All in all, it’s been a pretty grim month. As lousy as anything myeloma has ever served up to me. Painful, debilitating, quite scary. And I’ll be keeping a low profile for a while as I (hopefully) recover. I’ve missed at least 3 weeks of chemo, but I should be well enough to start again in another week or so. I can hardly contain my excitement!

* When it’s like this, there are no words


  1. So sorry to hear this news, Alex. No words indeed. Sending you love and strength.

  2. I'm sorry to hear you've had such a rough time. Myeloma is utterly vile.

  3. Sorry to hear things are particularly rough at the moment. I often think about how you and the family are coping. Hoping things will soon take a turn for the better.

  4. Thalidomide causes terrible neuropathy and knocks the numbers down. Will they up the Thalidomide to 200mg? The Flu was particularly virulent this year with a nasty chest cough. Onwards and upwards from here for you I hope. Hang on in there. Not looking forward to my first relapse. This is the best Myeloma blog out there. Keep sharing. Much appreciated I am sure by all.

    1. Thanks for the kind words. Sticking to 100mg - that’s the protocol, and it seems to be working. I definitely don’t want stronger doses if I don’t have to!

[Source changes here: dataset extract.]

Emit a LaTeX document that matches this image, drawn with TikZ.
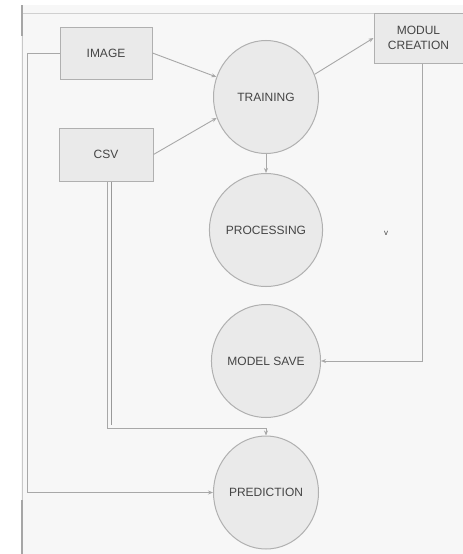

      Relapse is tough. I knew it would be. But that doesn’t really make it any easier. One has to mentally accommodate ... again, like one did first time round. I think I’m there now, but it’s a rocky few months. And no doubt, assuming I get a good remission this year, I’ll merely have exactly the same mental challenge to overcome, next time. It’s a hard thing to live with, isn’t it?

      I’m glad if my blog is any use - I’ve had a few conversations about it recently: reviewed why I’m writing it, whether it’s helpful, or just melodramatic, whether it makes a positive contribution to either my own social circle or my myeloma community, or makes things worse. I write it for a purpose - so it’s nice to get positive feedback. When I was first diagnosed, I was desperate to find other people’s stories, to not be alone.

      Not sure who you are - because the comment is anonymous. Are you connected to the UK myeloma fb group? If not, drop me a note on fb messenger, and I’ll direct you to it, if you’d like. Stay strong.

  5. Madeleine Boomgaarden12 April, 2018 21:44

    Your month sounds massively tough, Alex. I am so sorry to hear this. Hoping this week, since you posted on Monday, has perhaps been a little easier.